Dan Hicks, director of Moncton’s parks department, says that they currently have about five streetlight timers, a noise sensor and five cameras installed on streetlights through NB Power. He said the timers were installed as part of upgrades to existing lighting and would have been “very expensive” to put on themselves, and have helped cut community complaints.
Since then, they installed a noise sensor at the department’s headquarters and have installed cameras at the Hal Betts Sportsplex, where the city has had issues with “extensive theft and vandalism” related to copper wire theft, he said.
In Sussex, Jason Thorne, community services director, said the town has spoken with NB Power regarding one sensor and said staff are considering the possibility of using it to support policing services and for possible use as a traffic counter, although council would have the final say.
“We’re no different than any community, so we do have a variety of needs,” he said, noting that the devices can be moved and could be used to monitor major traffic intersections.
Riverview communications coordinator Mareika Dow said the project is not currently included in the town’s strategic plan. Requests for comment to Shediac and Fredericton were not returned as of press time.
The device vendor is Liveable Cities, a Halifax-based division of LED Roadway Lighting Ltd., NB Power confirmed. The firm also worked with Saint John Energy on a pilot project for speed sensors in 2020.
“Our privacy-friendly sensors provide valuable insights and data to empower municipal decision making and enhance public safety,” Jeff Libis, Liveable Cities vice-president of sales and marketing, said in a statement provided to Brunswick News.
The project is not related to the Shediac Smart Energy Community Project, which includes installation of solar energy systems and smart thermostats for private customers, Couture said.
Privacy vs. safety
Daniel Konikoff, the interim director of privacy, technology and surveillance program at the Canadian Civil Liberties Association, said that use of cameras involves some degree of sacrificing privacy for public safety. He said that a concern involves collecting information on people who are not suspected of crimes, and said governments seeking to install them should justify the operational reason for why they must be used.
“Is it necessary to put this camera here in this specific spot, and is the collection of data the absolute minimum amount?” he said, adding it should clearly be disclosed to people that they are being recorded and that the data is not being used recklessly. “Whatever the data that is directly proportionate to the need of the camera, that is what should be collected and no more.”
Konikoff said the concern around “smart cities” projects in other jurisdictions, including the scrapped Sidewalk Labs project in Toronto, have included the issue of data governance, including who controls the data that’s collected, what’s done with it, and the involvement of private companies, as well as accountability.

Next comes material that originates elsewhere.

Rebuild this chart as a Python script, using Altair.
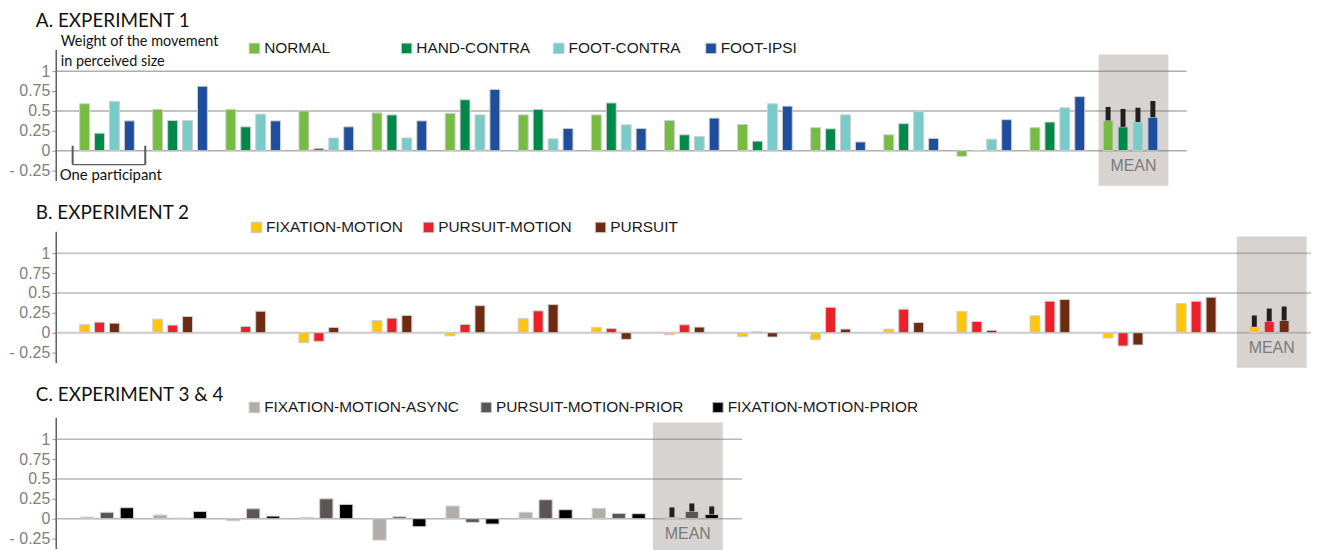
import altair as alt
import pandas as pd

# ---------------- data ----------------
# Panel A: EXPERIMENT 1 (14 participants + mean)
SLOTS_A = [f"P{i}" for i in range(1, 15)] + ["MEAN"]
SERIES_A = ["NORMAL", "HAND-CONTRA", "FOOT-CONTRA", "FOOT-IPSI"]
NORMAL = [0.59, 0.52, 0.52, 0.50, 0.475, 0.47, 0.45, 0.45, 0.38, 0.33, 0.29, 0.20, -0.07, 0.29, 0.38]
HAND_CONTRA = [0.22, 0.38, 0.30, 0.03, 0.45, 0.64, 0.52, 0.60, 0.20, 0.12, 0.275, 0.34, 0.0, 0.36, 0.30]
FOOT_CONTRA = [0.62, 0.38, 0.46, 0.16, 0.16, 0.45, 0.15, 0.325, 0.18, 0.59, 0.45, 0.49, 0.145, 0.54, 0.36]
FOOT_IPSI = [0.375, 0.81, 0.375, 0.30, 0.375, 0.77, 0.28, 0.28, 0.41, 0.56, 0.11, 0.155, 0.39, 0.68, 0.42]
UPPER_A = [0.55, 0.525, 0.54, 0.625]
COLORS_A = ["#76bc43", "#00884a", "#79cbc9", "#1f4e9d"]

# Panel B: EXPERIMENT 2 (16 participants + mean)
SLOTS_B = [f"P{i}" for i in range(1, 17)] + ["MEAN"]
SERIES_B = ["FIXATION-MOTION", "PURSUIT-MOTION", "PURSUIT"]
FIX_MOTION = [0.104, 0.17, 0.005, -0.125, 0.154, -0.04, 0.18, 0.067, -0.025, -0.05, -0.0875, 0.046, 0.267, 0.212, -0.067, 0.367, 0.075]
PURSUIT_MOTION = [0.133, 0.096, 0.079, -0.108, 0.183, 0.104, 0.275, 0.054, 0.10, 0.01, 0.32, 0.296, 0.142, 0.396, -0.167, 0.396, 0.142]
PURSUIT = [0.12, 0.204, 0.27, 0.067, 0.217, 0.34, 0.354, -0.083, 0.071, -0.054, 0.046, 0.129, 0.03, 0.417, -0.154, 0.446, 0.154]
UPPER_B = [0.217, 0.304, 0.329]
COLORS_B = ["#ffc60b", "#ec2028", "#6d2b12"]

# Panel C: EXPERIMENT 3 & 4 (8 participants + mean)
SLOTS_C = [f"P{i}" for i in range(1, 9)] + ["MEAN"]
SERIES_C = ["FIXATION-MOTION-ASYNC", "PURSUIT-MOTION-PRIOR", "FIXATION-MOTION-PRIOR"]
FIX_ASYNC = [0.02, 0.046, -0.025, 0.017, -0.268, 0.159, 0.08, 0.13, 0.02]
PUR_PRIOR = [0.08, 0.008, 0.125, 0.25, 0.025, -0.046, 0.238, 0.067, 0.092]
FIX_PRIOR = [0.138, 0.092, 0.033, 0.18, -0.1, -0.067, 0.113, 0.063, 0.054]
UPPER_C = [0.142, 0.192, 0.155]
COLORS_C = ["#b1adaa", "#5b5556", "#000000"]

GRID_VALUES = [0, 0.5, 1]
Y_TICKS = [-0.25, 0, 0.25, 0.5, 0.75, 1]
Y_DOMAIN = [-0.375, 1.275]
MEAN_BOX = [1.21, -0.44]

PI = 0.18367
PLOT_H = 132


def values_mean(values):
    return [v[-1] for v in values]


def panel(title, slots, series, values, colors, uppers, width, po, align,
          leg_x, leg_y, leg_cols, leg_pad, title_offset, grid_op, grid_w, offset_domain,
          box_dx, extra=None):
    rows = []
    for s, vals in zip(series, values):
        for slot, v in zip(slots, vals):
            rows.append({"slot": slot, "series": s, "value": v})
    df = pd.DataFrame(rows)
    err = pd.DataFrame({"slot": ["MEAN"] * len(series), "series": series,
                        "value": values_mean(values), "upper": uppers})
    box = pd.DataFrame({"slot": ["MEAN"], "value": [MEAN_BOX[0]], "bottom": [MEAN_BOX[1]]})
    grid = pd.DataFrame({"value": GRID_VALUES})
    meantxt = pd.DataFrame({"slot": ["MEAN"], "value": [-0.19], "t": ["MEAN"]})

    xsc = alt.Scale(domain=slots, paddingInner=PI, paddingOuter=po, align=align)
    ysc = alt.Scale(domain=Y_DOMAIN, nice=False, zero=False)
    yax = alt.Axis(values=Y_TICKS, grid=False, title=None,
                   labelExpr="datum.value < 0 ? '- ' + format(-datum.value, '.2~f') : format(datum.value, '.2~f')",
                   labelFont="Liberation Sans", labelFontSize=16, labelColor="#808080",
                   labelPadding=2, tickSize=4, tickColor="#9a9a9a", tickWidth=1,
                   domainColor="#5f5f5f", domainWidth=1.5)
    osc = alt.Scale(domain=offset_domain, paddingInner=1 / 3, paddingOuter=1 / 6)

    X = lambda **kw: alt.X("slot:N", scale=xsc, axis=None, **kw)
    Y = lambda f="value": alt.Y(f"{f}:Q", scale=ysc, axis=yax, title=None)

    lay = []
    lay.append(alt.Chart(box).mark_bar(color="#d6d3d0", width=alt.RelativeBandSize(1.17),
                                       xOffset=box_dx).encode(
        x=X(), y=Y(), y2="bottom:Q"))
    lay.append(alt.Chart(grid).mark_rule(color="#7a7a7a", opacity=grid_op, strokeWidth=grid_w).encode(
        y=Y(), x=alt.value(0), x2=alt.value(width)))
    lay.append(alt.Chart(df).mark_bar(stroke="#cfcfcf", strokeWidth=1).encode(
        x=X(), xOffset=alt.XOffset("series:N", scale=osc),
        y=Y(),
        color=alt.Color("series:N", scale=alt.Scale(domain=series, range=colors),
                        legend=alt.Legend(title=None, orient="none", legendX=leg_x, legendY=leg_y,
                                          direction="horizontal", columns=leg_cols, gridAlign="all",
                                          columnPadding=leg_pad, symbolType="square", symbolSize=110,
                                          labelFont="Liberation Sans", labelFontSize=15.5,
                                          labelColor="#1a1a1a", labelOffset=2, labelLimit=400,
                                          symbolStrokeColor="#c8c8c8", symbolStrokeWidth=1))))
    lay.append(alt.Chart(err).mark_bar(color="#231f20", width=5).encode(
        x=X(), xOffset=alt.XOffset("series:N", scale=osc), y=Y(), y2="upper:Q"))
    lay.append(alt.Chart(meantxt).mark_text(font="Liberation Sans", fontSize=16, color="#7a7a7a",
                                            baseline="middle", dx=box_dx).encode(
        x=X(), y=Y(), text="t:N"))
    if extra:
        lay.extend(extra(X, Y))
    return alt.layer(*lay).properties(
        width=width, height=PLOT_H,
        title=alt.TitleParams(title, anchor="start", frame="group", dx=-20, offset=title_offset,
                              font="Lato", fontSize=19, fontWeight="normal", color="#111111"))


def extra_a(X, Y):
    br = pd.DataFrame({"slot": ["P1"], "value": [0.0625], "bottom": [-0.175]})
    hb = pd.DataFrame({"slot": ["P1"], "value": [-0.168], "bottom": [-0.182]})
    one = pd.DataFrame({"value": [-0.3], "t": ["One participant"]})
    wt = pd.DataFrame({"t": ["Weight of the movement\nin perceived size"]})
    return [
        alt.Chart(br).mark_rule(color="#5a5a5a", strokeWidth=2, xOffset=-4.5).encode(
            x=X(bandPosition=0), y=Y(), y2="bottom:Q"),
        alt.Chart(br).mark_rule(color="#5a5a5a", strokeWidth=2, xOffset=8.5).encode(
            x=X(bandPosition=1), y=Y(), y2="bottom:Q"),
        alt.Chart(hb).mark_bar(color="#5a5a5a", width=alt.RelativeBandSize(1.22), xOffset=2).encode(
            x=X(), y=Y(), y2="bottom:Q"),
        alt.Chart(one).mark_text(align="left", baseline="middle", font="Lato", fontSize=15,
                                 color="#111111").encode(x=alt.value(4), y=Y(), text="t:N"),
        alt.Chart(wt).mark_text(align="left", baseline="top", font="Lato", fontSize=14.5,
                                color="#111111", lineBreak="\n", lineHeight=20).encode(
            x=alt.value(5), y=alt.value(-14), text="t:N"),
    ]


A = panel("A. EXPERIMENT 1", SLOTS_A, SERIES_A, [NORMAL, HAND_CONTRA, FOOT_CONTRA, FOOT_IPSI],
          COLORS_A, UPPER_A, 1137, 0.3265, 0.448, 192, -9, 4, 20, 3, 0.6, 1.5, SERIES_A, 3, extra_a)
B = panel("B. EXPERIMENT 2", SLOTS_B, SERIES_B, [FIX_MOTION, PURSUIT_MOTION, PURSUIT],
          COLORS_B, UPPER_B, 1262, 0.1769, 0.827, 194, -12, 3, 18, -4, 0.4, 2, SERIES_B + ["_"], -5)
C = panel("C. EXPERIMENT 3 & 4", SLOTS_C, SERIES_C, [FIX_ASYNC, PUR_PRIOR, FIX_PRIOR],
          COLORS_C, UPPER_C, 690, 0.2857, 0.512, 192, -18, 3, 19, -6, 0.55, 1.5, SERIES_C, -4)

chart = alt.vconcat(A, B, C, spacing=18).resolve_scale(
    color="independent", x="independent", y="independent", xOffset="independent"
).resolve_legend(color="independent").properties(
    padding={"left": 1, "top": 3, "right": 0, "bottom": 0}
).configure_view(stroke=None)

chart.save("out.html", embed_options={"renderer": "svg", "actions": False})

NB Power’s Couture said the utility is “committed to protecting the privacy of our customers,” and said they have “robust measures” in place to protect it.

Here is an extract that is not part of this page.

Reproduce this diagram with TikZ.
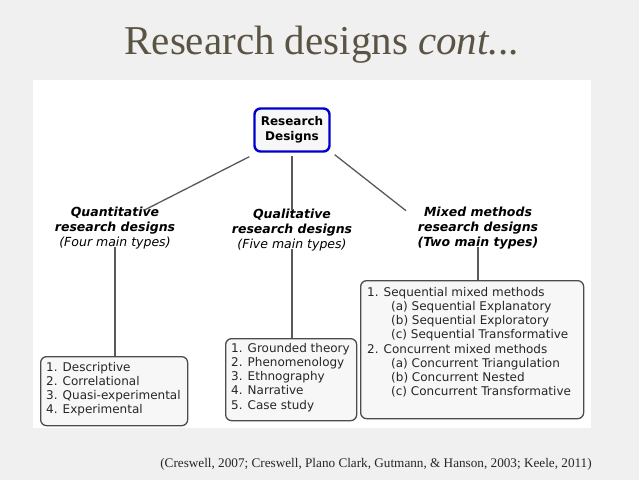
\documentclass[tikz,border=0pt]{standalone}
\usepackage{fontspec}
\setmainfont{Liberation Serif}
\newfontfamily\dv{DejaVu Sans}
\definecolor{titlec}{HTML}{5B5444}
\begin{document}
\begin{tikzpicture}[x=1pt,y=-1pt,
  lbl/.style={font=\dv\fontsize{12.5}{15}\selectfont,align=center,inner sep=0pt},
  listbox/.style={draw=black!70,line width=1.3pt,rounded corners=6pt,fill=cyan!6!gray!7,anchor=north west,inner sep=0pt},
  listtext/.style={anchor=north west,font=\dv\fontsize{12}{14.2}\selectfont,align=left,inner sep=0pt,text=black!85},
  conn/.style={draw=black!65,line width=1.3pt}]
\fill[gray!12] (0,0) rectangle (639,480);
\useasboundingbox (0,0) rectangle (639,480);
\fill[white] (33,80) rectangle (591,428);
\node[font=\fontsize{41}{46}\selectfont,text=titlec] (title) at (322,45) {Research designs \textit{cont...}};
\node[draw=blue!80!black,line width=2.4pt,rounded corners=6pt,fill=cyan!5!gray!7,minimum width=75pt,minimum height=43pt,align=center,font=\dv\bfseries\fontsize{12}{15}\selectfont] (root) at (292,130) {Research\\Designs};
\node[lbl] (quant) at (115,228) {\textbf{\textit{Quantitative}}\\\textbf{\textit{research designs}}\\\textit{(Four main types)}};
\node[lbl] (qual) at (292,230) {\textbf{\textit{Qualitative}}\\\textbf{\textit{research designs}}\\\textit{(Five main types)}};
\node[lbl] (mixed) at (478,228) {\textbf{\textit{Mixed methods}}\\\textbf{\textit{research designs}}\\\textbf{\textit{(Two main types)}}};
\node[listbox,minimum width=147pt,minimum height=69pt] (b1) at (40,356) {};
\node[listtext] (t1) at (46,362) {1. Descriptive\\2. Correlational\\3. Quasi-experimental\\4. Experimental};
\node[listbox,minimum width=131pt,minimum height=82pt] (b2) at (225,338) {};
\node[listtext] (t2) at (231,343) {1. Grounded theory\\2. Phenomenology\\3. Ethnography\\4. Narrative\\5. Case study};
\node[listbox,minimum width=223pt,minimum height=138pt] (b3) at (360,280) {};
\node[listtext] (t3) at (367,287) {1. Sequential mixed methods\\\hspace{2em}(a) Sequential Explanatory\\\hspace{2em}(b) Sequential Exploratory\\\hspace{2em}(c) Sequential Transformative\\2. Concurrent mixed methods\\\hspace{2em}(a) Concurrent Triangulation\\\hspace{2em}(b) Concurrent Nested\\\hspace{2em}(c) Concurrent Transformative};
\draw[conn] (root.south west)++(-4,4) -- ([xshift=30pt,yshift=-3pt]quant.north);
\draw[conn] ([yshift=-3pt]root.south) -- ([yshift=-1pt]qual.north);
\draw[conn] (root.south east)++(4,2) -- ([xshift=-72pt,yshift=-4pt]mixed.north);
\draw[conn] ([yshift=2pt]quant.south) -- (quant.south |- b1.north);
\draw[conn] ([yshift=2pt]qual.south) -- (b2.north -| qual.south);
\draw[conn] ([yshift=2pt]mixed.south) -- (b3.north -| mixed.south);
\node[font=\fontsize{13.2}{15}\selectfont,text=black!85] (cite) at (376,464) {(Creswell, 2007; Creswell, Plano Clark, Gutmann, \& Hanson, 2003; Keele, 2011)};
\end{tikzpicture}
\end{document}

“Full reviews are being conducted for all systems and processes in the pilot and they will continue to take place for the duration of the offering,” she wrote.
In a July 9 letter to councillors, St. Stephen Mayor Allan MacEachern said that the use of cameras can help crime prevention, but that “caution must be exercised to ensure these technologies are implemented ethically,” including to protect rights and avoid discrimination.
“There’s things you’d have to oblige by when you use these devices,” MacEachern told Brunswick News, saying there are also downtown cameras planned as part of Chamber of Commerce improvements. “It will have to be handled and used appropriately, nothing would get shared.”
He said part of the benefit would be that they could drop out if there are issues.
“It’s easy for us to use as a pilot because there’s no investment, all we do is rent the device … and we can walk away at any given time,” MacEachern said.
Moncton’s Hicks said the city has a policy for how camera footage can be used, and that they don’t monitor the footage, but would go back in retrospect if an issue was reported.
Sussex’s Thorne said the use of cameras in the community isn’t new, and that the town provides footage to the RCMP when there is a formal request during a given time frame. ” 1/8We’re 3/8 not looking at any video unless we have reason to,” he said.
New Brunswick RCMP spokesperson Cpl. Hans Ouellete said that the RCMP currently don’t have direct involvement “with any companies” regarding the project.
He said the police add calls for anyone who may have surveillance video or dashcam footage as part of news releases involving active investigations. He said that when they think a property owner may have footage that would help, they’d knock and ask for access, and said police currently don’t have access to monitoring for public cameras.
“We encourage anything that will bring a better sense of community safety and public safety in any neighbourhood,” he said. “The technology is now there, I think it’s more accessible now than it ever was, and more people are choosing that option.”